───── Data block

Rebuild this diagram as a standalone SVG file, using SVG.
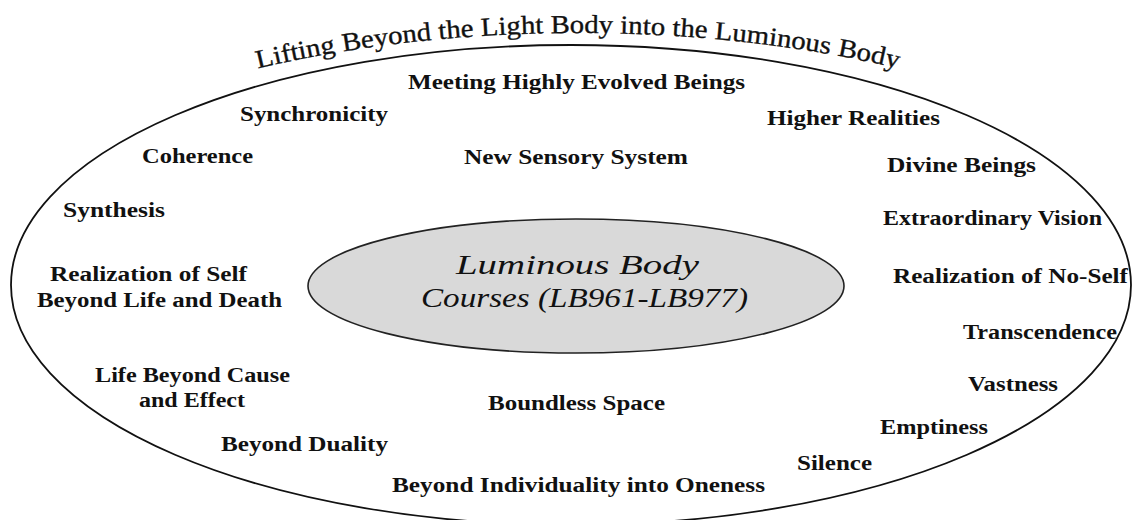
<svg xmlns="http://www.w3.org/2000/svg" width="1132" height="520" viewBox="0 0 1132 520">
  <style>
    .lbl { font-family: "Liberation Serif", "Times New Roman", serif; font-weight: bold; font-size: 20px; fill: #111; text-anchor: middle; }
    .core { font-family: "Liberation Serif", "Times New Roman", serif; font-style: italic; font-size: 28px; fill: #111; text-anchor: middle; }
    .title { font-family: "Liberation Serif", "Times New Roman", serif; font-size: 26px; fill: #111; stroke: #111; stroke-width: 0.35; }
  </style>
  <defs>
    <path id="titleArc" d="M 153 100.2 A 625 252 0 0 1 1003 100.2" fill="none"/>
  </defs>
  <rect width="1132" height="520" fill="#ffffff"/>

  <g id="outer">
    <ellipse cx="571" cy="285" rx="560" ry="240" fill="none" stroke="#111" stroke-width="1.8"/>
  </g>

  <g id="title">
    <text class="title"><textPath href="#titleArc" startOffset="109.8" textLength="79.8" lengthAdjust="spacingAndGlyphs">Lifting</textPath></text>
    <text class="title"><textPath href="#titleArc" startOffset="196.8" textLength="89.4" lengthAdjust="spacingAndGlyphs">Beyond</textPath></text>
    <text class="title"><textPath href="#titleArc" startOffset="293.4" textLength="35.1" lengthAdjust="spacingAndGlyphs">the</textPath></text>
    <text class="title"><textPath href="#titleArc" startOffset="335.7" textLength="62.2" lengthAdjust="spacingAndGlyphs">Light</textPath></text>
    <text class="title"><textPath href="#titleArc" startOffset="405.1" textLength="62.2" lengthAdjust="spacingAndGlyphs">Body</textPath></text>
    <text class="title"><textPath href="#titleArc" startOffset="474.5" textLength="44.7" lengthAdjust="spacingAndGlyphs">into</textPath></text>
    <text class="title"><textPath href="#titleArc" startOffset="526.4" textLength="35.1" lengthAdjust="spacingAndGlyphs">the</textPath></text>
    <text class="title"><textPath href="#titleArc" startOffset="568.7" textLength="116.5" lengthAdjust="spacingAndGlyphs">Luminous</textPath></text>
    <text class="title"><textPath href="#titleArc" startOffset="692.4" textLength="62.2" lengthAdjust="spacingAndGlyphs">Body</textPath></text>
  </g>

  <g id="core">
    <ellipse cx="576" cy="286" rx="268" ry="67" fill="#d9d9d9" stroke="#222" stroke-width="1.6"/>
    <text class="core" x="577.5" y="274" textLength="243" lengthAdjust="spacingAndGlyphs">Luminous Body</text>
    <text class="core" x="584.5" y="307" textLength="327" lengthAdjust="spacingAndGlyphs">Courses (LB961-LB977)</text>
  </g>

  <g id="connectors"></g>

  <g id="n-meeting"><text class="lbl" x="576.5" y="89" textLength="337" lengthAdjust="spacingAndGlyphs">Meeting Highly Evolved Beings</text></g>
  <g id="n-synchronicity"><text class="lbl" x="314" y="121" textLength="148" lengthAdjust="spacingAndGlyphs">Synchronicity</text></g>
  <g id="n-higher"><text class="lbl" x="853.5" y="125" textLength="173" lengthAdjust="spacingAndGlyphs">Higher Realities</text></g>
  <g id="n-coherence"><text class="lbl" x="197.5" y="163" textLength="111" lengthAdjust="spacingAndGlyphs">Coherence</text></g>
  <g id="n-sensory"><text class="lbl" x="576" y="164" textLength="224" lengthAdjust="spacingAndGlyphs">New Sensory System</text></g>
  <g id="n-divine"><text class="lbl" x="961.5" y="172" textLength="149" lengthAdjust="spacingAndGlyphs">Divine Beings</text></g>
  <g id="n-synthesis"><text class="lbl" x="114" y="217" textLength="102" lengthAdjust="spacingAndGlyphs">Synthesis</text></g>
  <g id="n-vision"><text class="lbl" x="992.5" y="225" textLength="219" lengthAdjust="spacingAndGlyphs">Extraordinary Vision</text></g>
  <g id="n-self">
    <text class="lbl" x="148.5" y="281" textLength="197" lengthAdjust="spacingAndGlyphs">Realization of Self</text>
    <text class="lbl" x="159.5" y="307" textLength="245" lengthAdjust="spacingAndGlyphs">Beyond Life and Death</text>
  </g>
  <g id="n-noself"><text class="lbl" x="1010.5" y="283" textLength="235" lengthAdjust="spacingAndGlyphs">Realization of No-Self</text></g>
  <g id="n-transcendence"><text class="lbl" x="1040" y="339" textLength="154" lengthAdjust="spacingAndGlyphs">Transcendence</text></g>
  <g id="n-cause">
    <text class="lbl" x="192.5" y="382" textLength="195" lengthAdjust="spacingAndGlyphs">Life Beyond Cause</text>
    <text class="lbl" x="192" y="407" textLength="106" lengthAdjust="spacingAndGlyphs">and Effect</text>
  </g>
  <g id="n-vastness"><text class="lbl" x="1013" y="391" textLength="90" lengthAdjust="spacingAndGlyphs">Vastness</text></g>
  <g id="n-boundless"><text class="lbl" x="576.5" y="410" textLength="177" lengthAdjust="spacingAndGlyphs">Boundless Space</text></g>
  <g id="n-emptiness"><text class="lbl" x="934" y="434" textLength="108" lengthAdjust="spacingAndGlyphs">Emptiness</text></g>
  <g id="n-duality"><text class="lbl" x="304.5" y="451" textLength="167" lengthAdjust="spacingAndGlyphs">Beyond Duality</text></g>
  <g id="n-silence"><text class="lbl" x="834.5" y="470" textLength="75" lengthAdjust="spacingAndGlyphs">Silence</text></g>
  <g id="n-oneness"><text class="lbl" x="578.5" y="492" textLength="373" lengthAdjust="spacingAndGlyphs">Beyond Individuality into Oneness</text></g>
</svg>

──────────

» Work to do: Your task is to repeat the data above exactly while excluding the pictures.

» Result for this exercise:
Rebuild this diagram as a standalone SVG file, using SVG.
<svg xmlns="http://www.w3.org/2000/svg" width="1132" height="520" viewBox="0 0 1132 520">
  <style>
    .lbl { font-family: "Liberation Serif", "Times New Roman", serif; font-weight: bold; font-size: 20px; fill: #111; text-anchor: middle; }
    .core { font-family: "Liberation Serif", "Times New Roman", serif; font-style: italic; font-size: 28px; fill: #111; text-anchor: middle; }
    .title { font-family: "Liberation Serif", "Times New Roman", serif; font-size: 26px; fill: #111; stroke: #111; stroke-width: 0.35; }
  </style>
  <defs>
    <path id="titleArc" d="M 153 100.2 A 625 252 0 0 1 1003 100.2" fill="none"/>
  </defs>
  <rect width="1132" height="520" fill="#ffffff"/>

  <g id="outer">
    <ellipse cx="571" cy="285" rx="560" ry="240" fill="none" stroke="#111" stroke-width="1.8"/>
  </g>

  <g id="title">
    <text class="title"><textPath href="#titleArc" startOffset="109.8" textLength="79.8" lengthAdjust="spacingAndGlyphs">Lifting</textPath></text>
    <text class="title"><textPath href="#titleArc" startOffset="196.8" textLength="89.4" lengthAdjust="spacingAndGlyphs">Beyond</textPath></text>
    <text class="title"><textPath href="#titleArc" startOffset="293.4" textLength="35.1" lengthAdjust="spacingAndGlyphs">the</textPath></text>
    <text class="title"><textPath href="#titleArc" startOffset="335.7" textLength="62.2" lengthAdjust="spacingAndGlyphs">Light</textPath></text>
    <text class="title"><textPath href="#titleArc" startOffset="405.1" textLength="62.2" lengthAdjust="spacingAndGlyphs">Body</textPath></text>
    <text class="title"><textPath href="#titleArc" startOffset="474.5" textLength="44.7" lengthAdjust="spacingAndGlyphs">into</textPath></text>
    <text class="title"><textPath href="#titleArc" startOffset="526.4" textLength="35.1" lengthAdjust="spacingAndGlyphs">the</textPath></text>
    <text class="title"><textPath href="#titleArc" startOffset="568.7" textLength="116.5" lengthAdjust="spacingAndGlyphs">Luminous</textPath></text>
    <text class="title"><textPath href="#titleArc" startOffset="692.4" textLength="62.2" lengthAdjust="spacingAndGlyphs">Body</textPath></text>
  </g>

  <g id="core">
    <ellipse cx="576" cy="286" rx="268" ry="67" fill="#d9d9d9" stroke="#222" stroke-width="1.6"/>
    <text class="core" x="577.5" y="274" textLength="243" lengthAdjust="spacingAndGlyphs">Luminous Body</text>
    <text class="core" x="584.5" y="307" textLength="327" lengthAdjust="spacingAndGlyphs">Courses (LB961-LB977)</text>
  </g>

  <g id="connectors"></g>

  <g id="n-meeting"><text class="lbl" x="576.5" y="89" textLength="337" lengthAdjust="spacingAndGlyphs">Meeting Highly Evolved Beings</text></g>
  <g id="n-synchronicity"><text class="lbl" x="314" y="121" textLength="148" lengthAdjust="spacingAndGlyphs">Synchronicity</text></g>
  <g id="n-higher"><text class="lbl" x="853.5" y="125" textLength="173" lengthAdjust="spacingAndGlyphs">Higher Realities</text></g>
  <g id="n-coherence"><text class="lbl" x="197.5" y="163" textLength="111" lengthAdjust="spacingAndGlyphs">Coherence</text></g>
  <g id="n-sensory"><text class="lbl" x="576" y="164" textLength="224" lengthAdjust="spacingAndGlyphs">New Sensory System</text></g>
  <g id="n-divine"><text class="lbl" x="961.5" y="172" textLength="149" lengthAdjust="spacingAndGlyphs">Divine Beings</text></g>
  <g id="n-synthesis"><text class="lbl" x="114" y="217" textLength="102" lengthAdjust="spacingAndGlyphs">Synthesis</text></g>
  <g id="n-vision"><text class="lbl" x="992.5" y="225" textLength="219" lengthAdjust="spacingAndGlyphs">Extraordinary Vision</text></g>
  <g id="n-self">
    <text class="lbl" x="148.5" y="281" textLength="197" lengthAdjust="spacingAndGlyphs">Realization of Self</text>
    <text class="lbl" x="159.5" y="307" textLength="245" lengthAdjust="spacingAndGlyphs">Beyond Life and Death</text>
  </g>
  <g id="n-noself"><text class="lbl" x="1010.5" y="283" textLength="235" lengthAdjust="spacingAndGlyphs">Realization of No-Self</text></g>
  <g id="n-transcendence"><text class="lbl" x="1040" y="339" textLength="154" lengthAdjust="spacingAndGlyphs">Transcendence</text></g>
  <g id="n-cause">
    <text class="lbl" x="192.5" y="382" textLength="195" lengthAdjust="spacingAndGlyphs">Life Beyond Cause</text>
    <text class="lbl" x="192" y="407" textLength="106" lengthAdjust="spacingAndGlyphs">and Effect</text>
  </g>
  <g id="n-vastness"><text class="lbl" x="1013" y="391" textLength="90" lengthAdjust="spacingAndGlyphs">Vastness</text></g>
  <g id="n-boundless"><text class="lbl" x="576.5" y="410" textLength="177" lengthAdjust="spacingAndGlyphs">Boundless Space</text></g>
  <g id="n-emptiness"><text class="lbl" x="934" y="434" textLength="108" lengthAdjust="spacingAndGlyphs">Emptiness</text></g>
  <g id="n-duality"><text class="lbl" x="304.5" y="451" textLength="167" lengthAdjust="spacingAndGlyphs">Beyond Duality</text></g>
  <g id="n-silence"><text class="lbl" x="834.5" y="470" textLength="75" lengthAdjust="spacingAndGlyphs">Silence</text></g>
  <g id="n-oneness"><text class="lbl" x="578.5" y="492" textLength="373" lengthAdjust="spacingAndGlyphs">Beyond Individuality into Oneness</text></g>
</svg>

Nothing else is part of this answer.